Kemper publiceert zijn ongenoegen op LinkedIn, nadat het Advocatenblad – een uitgave van de NOvA – weigerde zijn ingezonden artikel te publiceren. Reden voor deze weigering kreeg Kemper nooit.
In zijn bericht stelt de advocaat dat hij sinds een jaar of tien vrijwel uitsluitend tuchtzaken behandelt, voor advocaten die zich tegen een cliënt moeten verweren. In deze tuchtzaken komt met enige regelmaat de beroepsaansprakelijkheidsverzekeraar aan bod; advocaten zijn verplicht zich te verzekeren voor eventuele schade die zij hun cliënten door beroepsfouten berokkenen.

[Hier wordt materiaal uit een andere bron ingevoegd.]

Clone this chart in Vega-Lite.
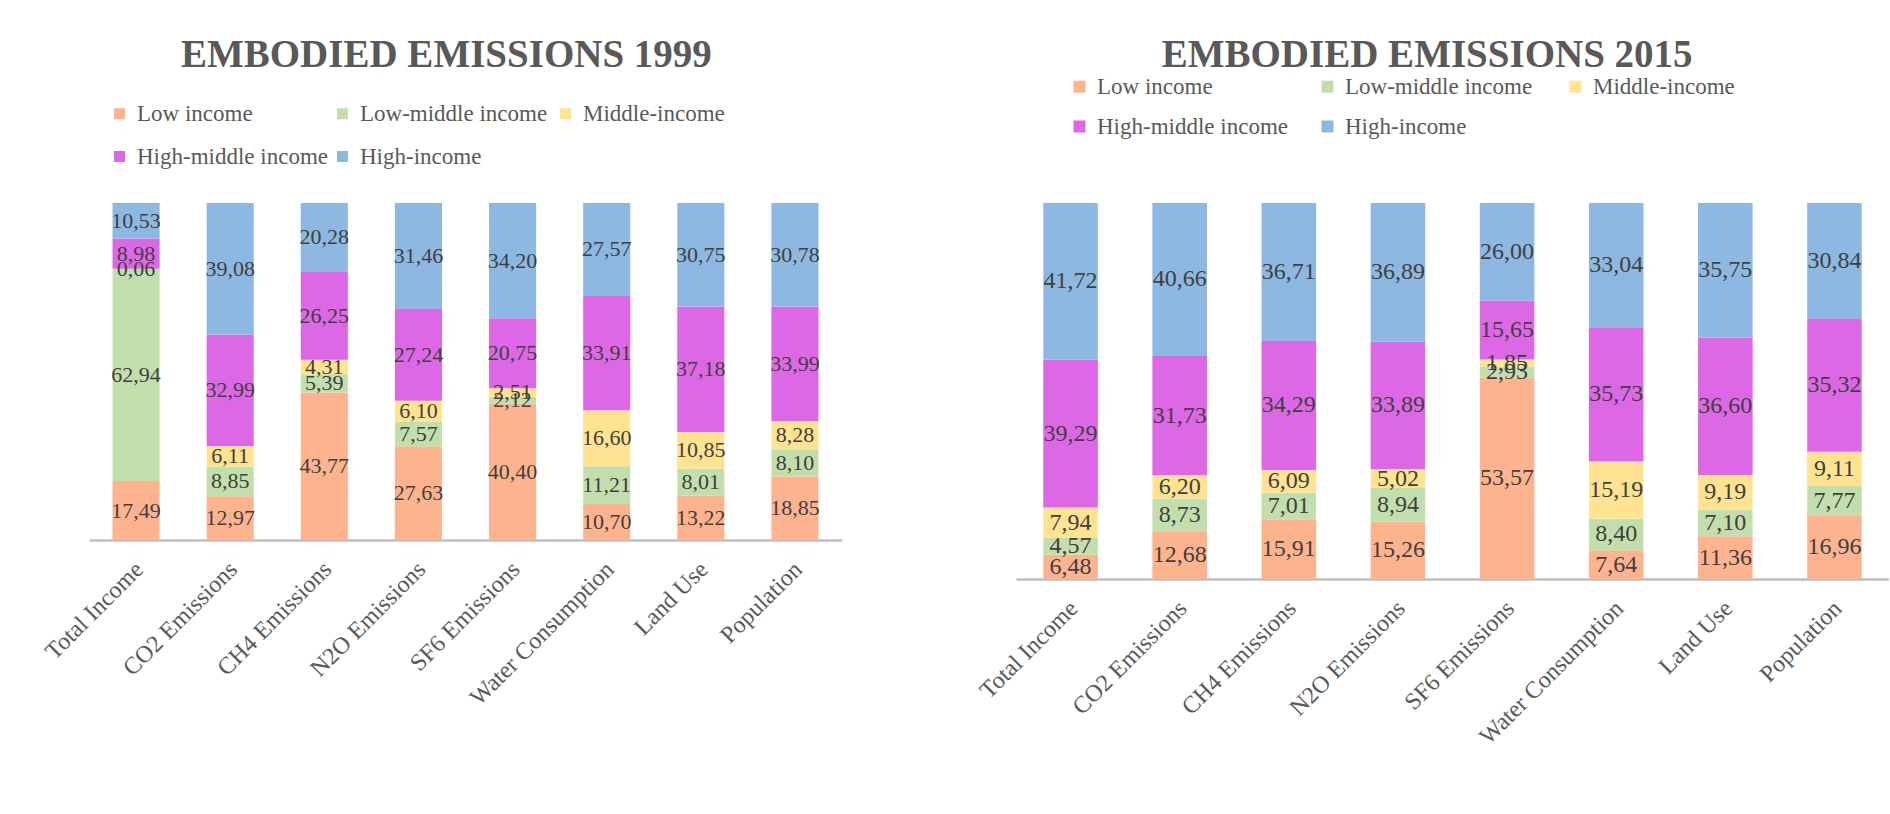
{
  "$schema": "https://vega.github.io/schema/vega-lite/v6.json",
  "padding": {"left": 40, "top": 36, "right": 0, "bottom": 0},
  "background": "white",
  "datasets": {
    "y1999": [
      {"category": "Total Income", "group": "Low income", "tier": 1, "share": 17.49},
      {"category": "Total Income", "group": "Low-middle income", "tier": 2, "share": 62.94},
      {"category": "Total Income", "group": "Middle-income", "tier": 3, "share": 0.06},
      {"category": "Total Income", "group": "High-middle income", "tier": 4, "share": 8.98},
      {"category": "Total Income", "group": "High-income", "tier": 5, "share": 10.53},
      {"category": "CO2 Emissions", "group": "Low income", "tier": 1, "share": 12.97},
      {"category": "CO2 Emissions", "group": "Low-middle income", "tier": 2, "share": 8.85},
      {"category": "CO2 Emissions", "group": "Middle-income", "tier": 3, "share": 6.11},
      {"category": "CO2 Emissions", "group": "High-middle income", "tier": 4, "share": 32.99},
      {"category": "CO2 Emissions", "group": "High-income", "tier": 5, "share": 39.08},
      {"category": "CH4 Emissions", "group": "Low income", "tier": 1, "share": 43.77},
      {"category": "CH4 Emissions", "group": "Low-middle income", "tier": 2, "share": 5.39},
      {"category": "CH4 Emissions", "group": "Middle-income", "tier": 3, "share": 4.31},
      {"category": "CH4 Emissions", "group": "High-middle income", "tier": 4, "share": 26.25},
      {"category": "CH4 Emissions", "group": "High-income", "tier": 5, "share": 20.28},
      {"category": "N2O Emissions", "group": "Low income", "tier": 1, "share": 27.63},
      {"category": "N2O Emissions", "group": "Low-middle income", "tier": 2, "share": 7.57},
      {"category": "N2O Emissions", "group": "Middle-income", "tier": 3, "share": 6.10},
      {"category": "N2O Emissions", "group": "High-middle income", "tier": 4, "share": 27.24},
      {"category": "N2O Emissions", "group": "High-income", "tier": 5, "share": 31.46},
      {"category": "SF6 Emissions", "group": "Low income", "tier": 1, "share": 40.40},
      {"category": "SF6 Emissions", "group": "Low-middle income", "tier": 2, "share": 2.12},
      {"category": "SF6 Emissions", "group": "Middle-income", "tier": 3, "share": 2.51},
      {"category": "SF6 Emissions", "group": "High-middle income", "tier": 4, "share": 20.75},
      {"category": "SF6 Emissions", "group": "High-income", "tier": 5, "share": 34.20},
      {"category": "Water Consumption", "group": "Low income", "tier": 1, "share": 10.70},
      {"category": "Water Consumption", "group": "Low-middle income", "tier": 2, "share": 11.21},
      {"category": "Water Consumption", "group": "Middle-income", "tier": 3, "share": 16.60},
      {"category": "Water Consumption", "group": "High-middle income", "tier": 4, "share": 33.91},
      {"category": "Water Consumption", "group": "High-income", "tier": 5, "share": 27.57},
      {"category": "Land Use", "group": "Low income", "tier": 1, "share": 13.22},
      {"category": "Land Use", "group": "Low-middle income", "tier": 2, "share": 8.01},
      {"category": "Land Use", "group": "Middle-income", "tier": 3, "share": 10.85},
      {"category": "Land Use", "group": "High-middle income", "tier": 4, "share": 37.18},
      {"category": "Land Use", "group": "High-income", "tier": 5, "share": 30.75},
      {"category": "Population", "group": "Low income", "tier": 1, "share": 18.85},
      {"category": "Population", "group": "Low-middle income", "tier": 2, "share": 8.10},
      {"category": "Population", "group": "Middle-income", "tier": 3, "share": 8.28},
      {"category": "Population", "group": "High-middle income", "tier": 4, "share": 33.99},
      {"category": "Population", "group": "High-income", "tier": 5, "share": 30.78}
    ],
    "y2015": [
      {"category": "Total Income", "group": "Low income", "tier": 1, "share": 6.48},
      {"category": "Total Income", "group": "Low-middle income", "tier": 2, "share": 4.57},
      {"category": "Total Income", "group": "Middle-income", "tier": 3, "share": 7.94},
      {"category": "Total Income", "group": "High-middle income", "tier": 4, "share": 39.29},
      {"category": "Total Income", "group": "High-income", "tier": 5, "share": 41.72},
      {"category": "CO2 Emissions", "group": "Low income", "tier": 1, "share": 12.68},
      {"category": "CO2 Emissions", "group": "Low-middle income", "tier": 2, "share": 8.73},
      {"category": "CO2 Emissions", "group": "Middle-income", "tier": 3, "share": 6.20},
      {"category": "CO2 Emissions", "group": "High-middle income", "tier": 4, "share": 31.73},
      {"category": "CO2 Emissions", "group": "High-income", "tier": 5, "share": 40.66},
      {"category": "CH4 Emissions", "group": "Low income", "tier": 1, "share": 15.91},
      {"category": "CH4 Emissions", "group": "Low-middle income", "tier": 2, "share": 7.01},
      {"category": "CH4 Emissions", "group": "Middle-income", "tier": 3, "share": 6.09},
      {"category": "CH4 Emissions", "group": "High-middle income", "tier": 4, "share": 34.29},
      {"category": "CH4 Emissions", "group": "High-income", "tier": 5, "share": 36.71},
      {"category": "N2O Emissions", "group": "Low income", "tier": 1, "share": 15.26},
      {"category": "N2O Emissions", "group": "Low-middle income", "tier": 2, "share": 8.94},
      {"category": "N2O Emissions", "group": "Middle-income", "tier": 3, "share": 5.02},
      {"category": "N2O Emissions", "group": "High-middle income", "tier": 4, "share": 33.89},
      {"category": "N2O Emissions", "group": "High-income", "tier": 5, "share": 36.89},
      {"category": "SF6 Emissions", "group": "Low income", "tier": 1, "share": 53.57},
      {"category": "SF6 Emissions", "group": "Low-middle income", "tier": 2, "share": 2.93},
      {"category": "SF6 Emissions", "group": "Middle-income", "tier": 3, "share": 1.85},
      {"category": "SF6 Emissions", "group": "High-middle income", "tier": 4, "share": 15.65},
      {"category": "SF6 Emissions", "group": "High-income", "tier": 5, "share": 26.00},
      {"category": "Water Consumption", "group": "Low income", "tier": 1, "share": 7.64},
      {"category": "Water Consumption", "group": "Low-middle income", "tier": 2, "share": 8.40},
      {"category": "Water Consumption", "group": "Middle-income", "tier": 3, "share": 15.19},
      {"category": "Water Consumption", "group": "High-middle income", "tier": 4, "share": 35.73},
      {"category": "Water Consumption", "group": "High-income", "tier": 5, "share": 33.04},
      {"category": "Land Use", "group": "Low income", "tier": 1, "share": 11.36},
      {"category": "Land Use", "group": "Low-middle income", "tier": 2, "share": 7.10},
      {"category": "Land Use", "group": "Middle-income", "tier": 3, "share": 9.19},
      {"category": "Land Use", "group": "High-middle income", "tier": 4, "share": 36.60},
      {"category": "Land Use", "group": "High-income", "tier": 5, "share": 35.75},
      {"category": "Population", "group": "Low income", "tier": 1, "share": 16.96},
      {"category": "Population", "group": "Low-middle income", "tier": 2, "share": 7.77},
      {"category": "Population", "group": "Middle-income", "tier": 3, "share": 9.11},
      {"category": "Population", "group": "High-middle income", "tier": 4, "share": 35.32},
      {"category": "Population", "group": "High-income", "tier": 5, "share": 30.84}
    ]
  },
  "hconcat": [
    {
      "title": {"text": "EMBODIED EMISSIONS 1999", "offset": 27, "dx": 5},
      "width": 753,
      "height": 337,
      "data": {"name": "y1999"},
      "encoding": {
        "x": {
          "field": "category", "type": "nominal", "sort": null,
          "scale": {"paddingInner": 0.5, "paddingOuter": 0.25},
          "axis": {"title": null, "labelAngle": -45, "labelAlign": "right", "labelBaseline": "top",
                   "labelPadding": 17, "labelOffset": -5, "ticks": false, "tickSize": 0,
                   "domainColor": "#BFBFBF", "domainWidth": 2.5,
                   "labelFont": "Liberation Serif", "labelFontSize": 24, "labelColor": "#595959", "labelLimit": 400}
        }
      },
      "layer": [
        {
          "mark": {"type": "bar"},
          "encoding": {
            "y": {"field": "share", "type": "quantitative", "stack": "zero",
                  "scale": {"domain": [0, 100], "nice": false}, "axis": null},
            "color": {
              "field": "group", "type": "nominal",
              "scale": {"domain": ["Low income", "Low-middle income", "Middle-income", "High-middle income", "High-income"],
                        "range": ["#FDB48E", "#C3DEAD", "#FFE391", "#DD68E5", "#8DB8E1"]},
              "legend": {"title": null, "orient": "none", "legendX": 19, "legendY": -101,
                         "direction": "horizontal", "columns": 3, "gridAlign": "all",
                         "columnPadding": 3, "rowPadding": 19, "symbolType": "square", "symbolSize": 121,
                         "symbolStrokeWidth": 0, "labelFont": "Liberation Serif", "labelFontSize": 23,
                         "labelColor": "#595959", "labelOffset": 6, "labelLimit": 400, "padding": 0}
            },
            "order": {"field": "tier", "type": "quantitative", "sort": "ascending"}
          }
        },
        {
          "mark": {"type": "text", "fontSize": 22, "color": "#404040", "font": "Liberation Serif"},
          "encoding": {
            "y": {"field": "share", "type": "quantitative", "stack": "zero", "bandPosition": 0.5},
            "detail": {"field": "group", "type": "nominal"},
            "order": {"field": "tier", "type": "quantitative", "sort": "ascending"},
            "text": {"field": "share", "type": "quantitative", "format": ".2f"}
          }
        }
      ]
    },
    {
      "title": {"text": "EMBODIED EMISSIONS 2015", "offset": 0, "dx": -5},
      "width": 873,
      "height": 376,
      "data": {"name": "y2015"},
      "encoding": {
        "x": {
          "field": "category", "type": "nominal", "sort": null,
          "scale": {"paddingInner": 0.5, "paddingOuter": 0.25},
          "axis": {"title": null, "labelAngle": -45, "labelAlign": "right", "labelBaseline": "top",
                   "labelPadding": 17, "labelOffset": -5, "ticks": false, "tickSize": 0,
                   "domainColor": "#BFBFBF", "domainWidth": 2.5,
                   "labelFont": "Liberation Serif", "labelFontSize": 24, "labelColor": "#595959", "labelLimit": 400}
        }
      },
      "layer": [
        {
          "mark": {"type": "bar"},
          "encoding": {
            "y": {"field": "share", "type": "quantitative", "stack": "zero",
                  "scale": {"domain": [0, 100], "nice": false}, "axis": null},
            "color": {
              "field": "group", "type": "nominal",
              "scale": {"domain": ["Low income", "Low-middle income", "Middle-income", "High-middle income", "High-income"],
                        "range": ["#FDB48E", "#C3DEAD", "#FFE391", "#DD68E5", "#8DB8E1"]},
              "legend": {"title": null, "orient": "none", "legendX": 52, "legendY": -128,
                         "direction": "horizontal", "columns": 3, "gridAlign": "all",
                         "columnPadding": 28, "rowPadding": 16, "symbolType": "square", "symbolSize": 144,
                         "symbolStrokeWidth": 0, "labelFont": "Liberation Serif", "labelFontSize": 23,
                         "labelColor": "#595959", "labelOffset": 6, "labelLimit": 400, "padding": 0}
            },
            "order": {"field": "tier", "type": "quantitative", "sort": "ascending"}
          }
        },
        {
          "mark": {"type": "text", "fontSize": 24, "color": "#404040", "font": "Liberation Serif"},
          "encoding": {
            "y": {"field": "share", "type": "quantitative", "stack": "zero", "bandPosition": 0.5},
            "detail": {"field": "group", "type": "nominal"},
            "order": {"field": "tier", "type": "quantitative", "sort": "ascending"},
            "text": {"field": "share", "type": "quantitative", "format": ".2f"}
          }
        }
      ]
    }
  ],
  "spacing": 133,
  "resolve": {
    "scale": {"color": "independent", "x": "independent", "y": "independent"},
    "legend": {"color": "independent"}
  },
  "config": {
    "font": "Liberation Serif",
    "view": {"stroke": null},
    "locale": {"number": {"decimal": ",", "thousands": ".", "grouping": [3], "currency": ["", " €"]}},
    "title": {"font": "Liberation Serif", "fontSize": 39, "fontWeight": "bold", "color": "#595959",
              "anchor": "middle", "frame": "bounds"}
  }
}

Schadevergoedingsprocedure
Wanneer het gaat om een dergelijke zaak, waarbij de klager aangeeft “dat zijn klacht een opstapje voor een schadevergoedingsprocedure kan zijn”, kiest de verzekeraar het liefst zelf de advocaat. Dit overkwam Kemper: “Begin van dit jaar kwam een advocaat die ik al eerder eens had bijgestaan aan met een nieuwe klacht, en daar werd door de klager ook gewapperd met aansprakelijkheid. ‘Even melden bij de verzekeraar’ wist ik inmiddels, en dat deed mijn cliënt. De tussenpersoon AON, zag er niets in. Bijstand in tuchtzaken kon alleen worden verleend door een advocaat die deel uitmaakte van een door de verzekeraars geselecteerd panel en niet door Kemper.”

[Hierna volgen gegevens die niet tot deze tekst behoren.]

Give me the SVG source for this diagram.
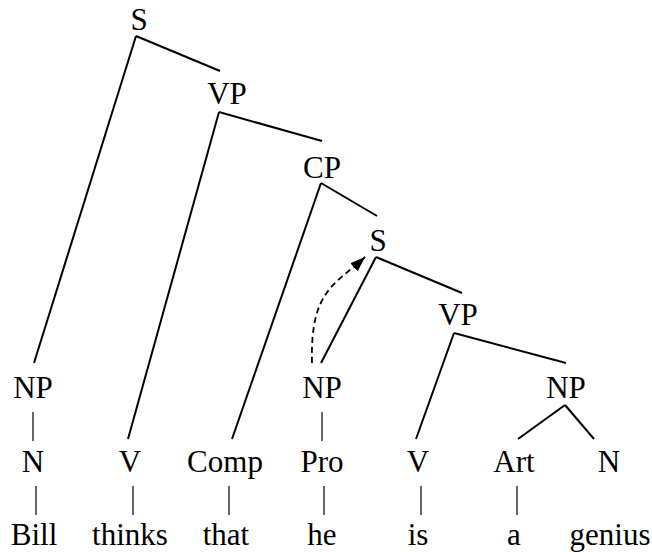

Dat de verzekeraar in dit soort gevallen bepaalt door welke advocaat een cliënt kan worden bijgestaan, schoot bij Kemper in het verkeerde keelgat. Ook toen hij zich het panel aan probeerde te sluiten om op die manier toch zijn cliënt bij te kunnen staan, werd hij geweigerd door de verzekeraars: aan uitbreiding van het panel was geen behoefte.
In de kou
En nu richt hij zich dus tot de NOvA, die hem – aldus de oud-deken – in de kou laat staan. Aan individuele belangenbehartiging doet de NOvA niet, luidde de reactie die hij kreeg toen hij bij hen aanklopte. Dat Kemper volgens hem zijn lot deelt met vele collega’s, en dat het probleem niet alleen voor tuchtzaken geldt, maar voor alle beroepsaansprakelijkheidszaken, lijkt niets uit te maken.
Nadat Kemper een uitvoerige brief over het probleem aan de Algemene Raad schreef en hij probeerde zijn verhaal te doen in het Advocatenblad, wijkt hij nu dus uit naar LinkedIn.